14 of the Best Media Literacy Resources for 2014


14 of the Best Media Literacy Resources for 2014

The American Academy of Pediatrics (AAP) reports that children spend an average of seven hours a day consuming various types of media. This data illustrates that society’s voracious appetite for media makes media literacy more important than ever.

How can you teach your students to interact responsibly with the media? The following resources can help you plan thought-provoking lessons on the subject.

Media Literacy Resources Made for Educators

Image via Flickr by Free Press Pics

The following websites specifically aim to help educators bring media literacy into the classroom. You can use the tools that they offer to plot out meaningful lessons on media literacy for almost any grade.

  • Frank W. Baker is a leading expert in media literacy, and the Media Literacy Clearinghouseportion of his website is a channel that he uses to help educators explore the subject. The section for “New & Revised Resources” provides the latest theories on media literacy. Below that, there are lists of media literacy subtopics that explore how to interpret the media from various angles. Mr. Baker’s Twitter feed is on the right-hand side of the page, and that gives a quick glimpse into the hottest issues related to media literacy.
  • Canada observed Media Literacy Week in early November 2014. The website for the event explains what media literacy is and why teaching it is so important. Under the “Resources” tab, click on “Ideas for Educators” to view media literacy projects that are appropriate for different grade levels.
  • The folks at Edutopia take five concepts of media literacy that were written back in 1987 and explain how they remain relevant for a world that centers on social platforms. Discussing these concepts can help students understand how the media molds public perceptions and the scope of the audience that may be reached when students post something online.
  • Earlier in 2014, we explored the subject “How Do We Teach Digital Literacy to Digital Natives?” The article discusses the concern held by many teachers that students rely too much on search engines and that students may not know how to sift facts from fluff. It also offers ideas on how to organically incorporate lessons about media literacy into other subjects.
  • Media Literacy Now states that its mission is to “spark policy change in every state and at the national level to ensure all K-12 students receive comprehensive media literacy education and skills.” In keeping with that mission, their website provides a list of links to useful resources that include The News Literacy Project, The Critical Media Project, and Common Sense Media. Media Literacy Now’s blog explores the latest issues surrounding media literacy.
  • This article on middleweb.com, written by expert Frank W. Baker, points out that because political ads are considered “free speech,” politicians have license to tell lies therein.
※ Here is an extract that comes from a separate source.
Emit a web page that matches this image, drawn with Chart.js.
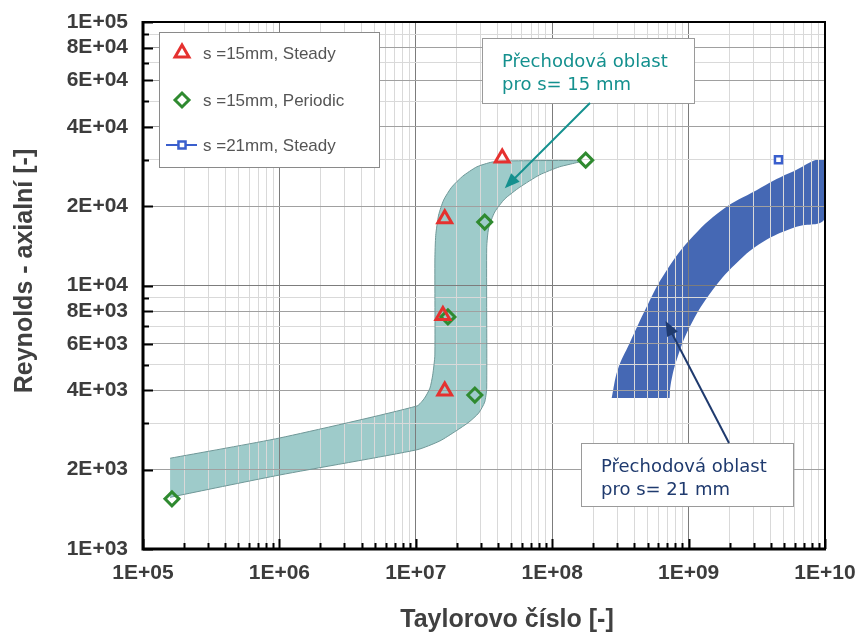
<!DOCTYPE html>
<html>
<head>
<meta charset="utf-8">
<script src="https://cdn.jsdelivr.net/npm/chart.js@4.4.1/dist/chart.umd.min.js"></script>
<style>
  html, body { margin: 0; background: #fff; }
  canvas { display: block; }
</style>
</head>
<body>
<canvas id="chart" width="859" height="635"></canvas>
<script>
// measured points (Taylor number, axial Reynolds)
const seriesNames = ['s =15mm, Steady', 's =15mm, Periodic', 's =21mm, Steady'];
const steadyTa = [4.3e7, 1.63e7, 1.58e7, 1.63e7];
const steadyRe = [3.05e4, 1.79e4, 7.7e3, 3.98e3];
const periodicTa = [1.63e5, 1.72e7, 2.71e7, 3.2e7, 1.76e8];
const periodicRe = [1.55e3, 7.6e3, 3.84e3, 1.74e4, 2.99e4];
const steady21Ta = [4.56e9];
const steady21Re = [3.0e4];

// transition region s = 15 mm, outline walked round from the top-left corner
const band15Ta = [1.58e5, 1.01e6, 1.02e7, 1.16e7, 1.27e7, 1.33e7, 1.38e7, 1.38e7, 1.40e7, 1.47e7,
  1.60e7, 1.83e7, 2.21e7, 2.80e7, 3.61e7, 4.64e7, 1.65e8, 1.13e8, 8.10e7, 5.78e7,
  4.49e7, 3.79e7, 3.42e7, 3.31e7, 3.31e7, 3.20e7, 2.89e7, 2.45e7, 1.96e7, 1.50e7,
  1.02e7, 1.01e6, 1.87e5, 1.58e5];
const band15Re = [2.21e3, 2.64e3, 3.49e3, 3.74e3, 4.08e3, 4.57e3, 5.45e3, 1.25e4, 1.55e4, 1.85e4,
  2.11e4, 2.36e4, 2.60e4, 2.82e4, 2.94e4, 2.97e4, 2.97e4, 2.82e4, 2.63e4, 2.36e4,
  2.13e4, 1.90e4, 1.65e4, 1.39e4, 4.08e3, 3.61e3, 3.28e3, 3.03e3, 2.80e3, 2.57e3,
  2.38e3, 1.91e3, 1.60e3, 1.57e3];

// transition region s = 21 mm
const band21Ta = [2.73e8, 3.02e8, 3.70e8, 4.92e8, 6.45e8, 1.02e9, 1.77e9, 3.15e9, 5.50e9, 1e10,
  1e10, 6.18e9, 3.72e9, 2.37e9, 1.50e9, 1.02e9, 8.17e8, 7.38e8, 7.26e8];
const band21Re = [3.74e3, 4.78e3, 6.05e3, 8.28e3, 1.08e4, 1.49e4, 1.94e4, 2.30e4, 2.67e4, 2.97e4,
  1.80e4, 1.67e4, 1.49e4, 1.25e4, 9.62e3, 6.97e3, 5.21e3, 4.19e3, 3.74e3];

const xLabelValues = [1e5, 1e6, 1e7, 1e8, 1e9, 1e10];
const xTickLabels = ['1E+05', '1E+06', '1E+07', '1E+08', '1E+09', '1E+10'];
const yLabelValues = [1e3, 2e3, 4e3, 6e3, 8e3, 1e4, 2e4, 4e4, 6e4, 8e4, 1e5];
const yTickLabels = ['1E+03', '2E+03', '4E+03', '6E+03', '8E+03', '1E+04', '2E+04', '4E+04', '6E+04', '8E+04', '1E+05'];

const xTitle = 'Taylorovo číslo [-]';
const yTitle = 'Reynolds - axialní [-]';
const note15 = ['Přechodová oblast', 'pro s= 15 mm'];
const note21 = ['Přechodová oblast', 'pro s= 21 mm'];

const RED = '#e5312f', GREEN = '#2f8a30', BLUE = '#3a5fcd';
const TEAL_FILL = '#9ecbca', BLUE_FILL = '#4568b4';

const pts = (xs, ys) => xs.map((v, i) => ({ x: v, y: ys[i] }));

function logTicks(min, max) {
    const out = [];
    for (let e = Math.round(Math.log10(min)); e < Math.round(Math.log10(max)); e++) {
        for (let m = 1; m < 10; m++) out.push(m * Math.pow(10, e));
    }
    out.push(max);
    return out;
}
function isDecade(v) {
    const l = Math.log10(v);
    return Math.abs(l - Math.round(l)) < 1e-6;
}
function findIn(v, list) {
    return list.findIndex(u => Math.abs(u / v - 1) < 1e-6);
}

const decor = {
    id: 'decor',
    afterDraw(chart) {
        const { ctx, chartArea: a, scales: { x, y } } = chart;
        ctx.save();

        // inward tick marks
        ctx.strokeStyle = '#000';
        ctx.lineWidth = 2;
        x.ticks.forEach(t => {
            const px = Math.round(x.getPixelForValue(t.value)) + 0.5;
            const len = isDecade(t.value) ? 10 : 6;
            ctx.beginPath(); ctx.moveTo(px, a.bottom); ctx.lineTo(px, a.bottom - len); ctx.stroke();
        });
        y.ticks.forEach(t => {
            const py = Math.round(y.getPixelForValue(t.value)) + 0.5;
            const len = findIn(t.value, yLabelValues) >= 0 ? 10 : 6;
            ctx.beginPath(); ctx.moveTo(a.left, py); ctx.lineTo(a.left + len, py); ctx.stroke();
        });

        // frame
        ctx.lineWidth = 2;
        ctx.strokeRect(a.left, a.top, a.right - a.left, a.bottom - a.top);
        ctx.lineWidth = 3;
        ctx.beginPath();
        ctx.moveTo(a.left, a.top - 1); ctx.lineTo(a.left, a.bottom); ctx.lineTo(a.right + 1, a.bottom);
        ctx.stroke();

        // axis titles
        ctx.fillStyle = '#404040';
        ctx.font = 'bold 25px "Liberation Sans", Arial, sans-serif';
        ctx.textAlign = 'center';
        ctx.textBaseline = 'middle';
        ctx.fillText(xTitle, 507, 620);
        ctx.save();
        ctx.translate(25, 271);
        ctx.rotate(-Math.PI / 2);
        ctx.fillText(yTitle, 0, 0);
        ctx.restore();

        // legend
        ctx.fillStyle = '#fff';
        ctx.fillRect(159, 32, 220, 135);
        ctx.strokeStyle = '#8a8a8a';
        ctx.lineWidth = 1;
        ctx.strokeRect(159.5, 32.5, 220, 135);
        const rows = [53, 100, 145];
        chart.data.datasets.slice(0, 3).forEach((ds, i) => {
            const cy = rows[i];
            ctx.strokeStyle = ds.borderColor;
            if (i === 2) {
                ctx.lineWidth = 2;
                ctx.beginPath(); ctx.moveTo(166, cy); ctx.lineTo(197, cy); ctx.stroke();
            }
            ctx.fillStyle = ds.backgroundColor;
            ctx.lineWidth = ds.borderWidth;
            Chart.helpers.drawPoint(ctx, { pointStyle: ds.pointStyle, radius: ds.pointRadius, rotation: 0, borderWidth: ds.borderWidth }, 182, cy);
            ctx.fillStyle = '#555';
            ctx.font = '17px "Liberation Sans", Arial, sans-serif';
            ctx.textAlign = 'left';
            ctx.textBaseline = 'middle';
            ctx.fillText(ds.label, 203, cy + 1);
        });

        // notes with arrows
        const note = (lines, box, color, tail, tip) => {
            ctx.fillStyle = '#fff';
            ctx.fillRect(box[0], box[1], box[2], box[3]);
            ctx.strokeStyle = '#9a9a9a';
            ctx.lineWidth = 1;
            ctx.strokeRect(box[0] + 0.5, box[1] + 0.5, box[2], box[3]);
            ctx.fillStyle = color;
            ctx.font = '18px "DejaVu Sans", Verdana, sans-serif';
            ctx.textAlign = 'left';
            ctx.textBaseline = 'alphabetic';
            ctx.fillText(lines[0], box[0] + 20, box[1] + 29);
            ctx.fillText(lines[1], box[0] + 20, box[1] + 52);

            const tx = x.getPixelForValue(tip[0]), ty = y.getPixelForValue(tip[1]);
            const ang = Math.atan2(ty - tail[1], tx - tail[0]);
            const hl = 15, hw = 6;
            ctx.strokeStyle = color;
            ctx.lineWidth = 2;
            ctx.beginPath();
            ctx.moveTo(tail[0], tail[1]);
            ctx.lineTo(tx - Math.cos(ang) * hl * 0.8, ty - Math.sin(ang) * hl * 0.8);
            ctx.stroke();
            ctx.fillStyle = color;
            ctx.beginPath();
            ctx.moveTo(tx, ty);
            ctx.lineTo(tx - Math.cos(ang) * hl - Math.sin(ang) * hw, ty - Math.sin(ang) * hl + Math.cos(ang) * hw);
            ctx.lineTo(tx - Math.cos(ang) * hl + Math.sin(ang) * hw, ty - Math.sin(ang) * hl - Math.cos(ang) * hw);
            ctx.closePath();
            ctx.fill();
        };
        note(note15, [482, 38, 212, 65], '#14908e', [590, 103], [4.49e7, 2.34e4]);
        note(note21, [581, 443, 212, 63], '#1f3a6e', [729, 443], [6.78e8, 7.33e3]);

        ctx.restore();
    }
};

const tickFont = { family: '"Liberation Sans", Arial, sans-serif', size: 21, weight: 'bold' };

new Chart(document.getElementById('chart'), {
    type: 'scatter',
    data: {
        datasets: [
            {
                label: seriesNames[0], data: pts(steadyTa, steadyRe),
                pointStyle: 'triangle', pointRadius: 8, borderWidth: 3,
                borderColor: RED, backgroundColor: 'rgba(0,0,0,0)'
            },
            {
                label: seriesNames[1], data: pts(periodicTa, periodicRe),
                pointStyle: 'rectRot', pointRadius: 7, borderWidth: 3,
                borderColor: GREEN, backgroundColor: 'rgba(0,0,0,0)'
            },
            {
                label: seriesNames[2], data: pts(steady21Ta, steady21Re),
                pointStyle: 'rect', pointRadius: 5, borderWidth: 2.5,
                borderColor: BLUE, backgroundColor: '#fff'
            },
            {
                label: 'band15', data: pts(band15Ta, band15Re), showLine: true,
                fill: 'shape', tension: 0.2, pointRadius: 0, borderWidth: 1,
                borderColor: '#6f9797', backgroundColor: TEAL_FILL
            },
            {
                label: 'band21', data: pts(band21Ta, band21Re), showLine: true,
                fill: 'shape', tension: 0.4, pointRadius: 0, borderWidth: 0,
                borderColor: 'rgba(0,0,0,0)', backgroundColor: BLUE_FILL
            }
        ]
    },
    options: {
        responsive: false,
        animation: false,
        layout: { padding: { top: 22, right: 34, left: 0, bottom: 0 } },
        plugins: {
            legend: { display: false },
            tooltip: { enabled: false },
            filler: { drawTime: 'beforeDraw' }
        },
        scales: {
            x: {
                type: 'logarithmic', min: 1e5, max: 1e10,
                afterBuildTicks: s => { s.ticks = logTicks(1e5, 1e10).map(v => ({ value: v })); },
                afterFit: s => { s.height = 86; s.paddingLeft = 0; s.paddingRight = 0; },
                border: { display: false },
                grid: {
                    drawTicks: false,
                    color: c => isDecade(c.tick.value) ? '#7c7c7c' : '#d9d9d9'
                },
                ticks: {
                    autoSkip: false, maxRotation: 0, padding: 12,
                    color: '#3c3c3c', font: tickFont,
                    callback: v => { const i = findIn(v, xLabelValues); return i >= 0 ? xTickLabels[i] : ''; }
                }
            },
            y: {
                type: 'logarithmic', min: 1e3, max: 1e5,
                afterBuildTicks: s => { s.ticks = logTicks(1e3, 1e5).map(v => ({ value: v })); },
                afterFit: s => { s.width = 143; s.paddingTop = 0; s.paddingBottom = 0; },
                border: { display: false },
                grid: {
                    drawTicks: false,
                    color: c => isDecade(c.tick.value) ? '#7c7c7c' : (findIn(c.tick.value, yLabelValues) >= 0 ? '#a0a0a0' : '#d9d9d9')
                },
                ticks: {
                    autoSkip: false, padding: 15,
                    color: '#3c3c3c', font: tickFont,
                    callback: v => { const i = findIn(v, yLabelValues); return i >= 0 ? yTickLabels[i] : ''; }
                }
            }
        }
    },
    plugins: [decor]
});
</script>
</body>
</html>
Baker goes on to break down the aspects of political ads and provides questions that you can use to help your students think critically about what they see on TV.
  • Melissa Hero, an educator in California, writes about how to help students find credible sources for their projects. Included in the article is a list of “hoax” sites that you can use to show students the difference between a reliable website and a shady one.

Interpreting Media Messages

Image via Flickr by Government & Heritage Library, State Library of NC

Sometimes, the sly techniques used by the media to convey their messages make Shakespeare seem easy to understand. The following resources discuss specific ways that businesses and individuals may dress up the facts to influence public thinking.

  • The Houston Chronicle points out some of the top techniques that advertisers use to appeal to the public. The article gives brief consideration to repetition, claims, association, bandwagon, and promotions.
  • Weasel words are among the top tools that advertisers use to say something that doesn’t say anything at all. This article, entitled “This post is 100% all natural, clinically proven, and you should only read it if you need to lose at least 30 pounds,” discusses some common weasel words that appear on health products.
  • Although Darling Magazine’s content aims mostly to appeal to women, the content of their article “Are You Media Literate?” contains information that is relevant to both genders and all age groups. It encourages readers to analyze media messages by asking such questions as “Who created this message?” and “How might different people understand this message differently than me?”

Other Sources for Media Literacy

The following sources provide additional information and statistics on media literacy that you may find useful when you are planning your lessons.

  • The Media Literacy Project’s blog delves into current happenings that relate to media literacy. For example, one recent post discussed Halloween costumes with negative connotations.
  • The Palo Alto Medical Foundation released an article that discusses how the media affects teens and young adults. It explores areas that include obesity, school, violence, and stereotypes.
  • A psychology clinic in Austin, AK Chase & Associates, gives details on the value of media literacy. The article points out that media literacy can help people “discover the part of the story that’s not being told” and “create and distribute [their] own media messages.”
  • Social Media Week gives an example of how young people can use the media to affect good. This article discusses the power that social media can have when it comes to raising awareness of issues like modern-day slavery.

In Short

Today’s young people are growing up in a world that is saturated by the media. The inability to sift through media messages and get to the heart of a matter can prove crippling. Use the above resources to craft lessons that help your students become users of media and not victims of it.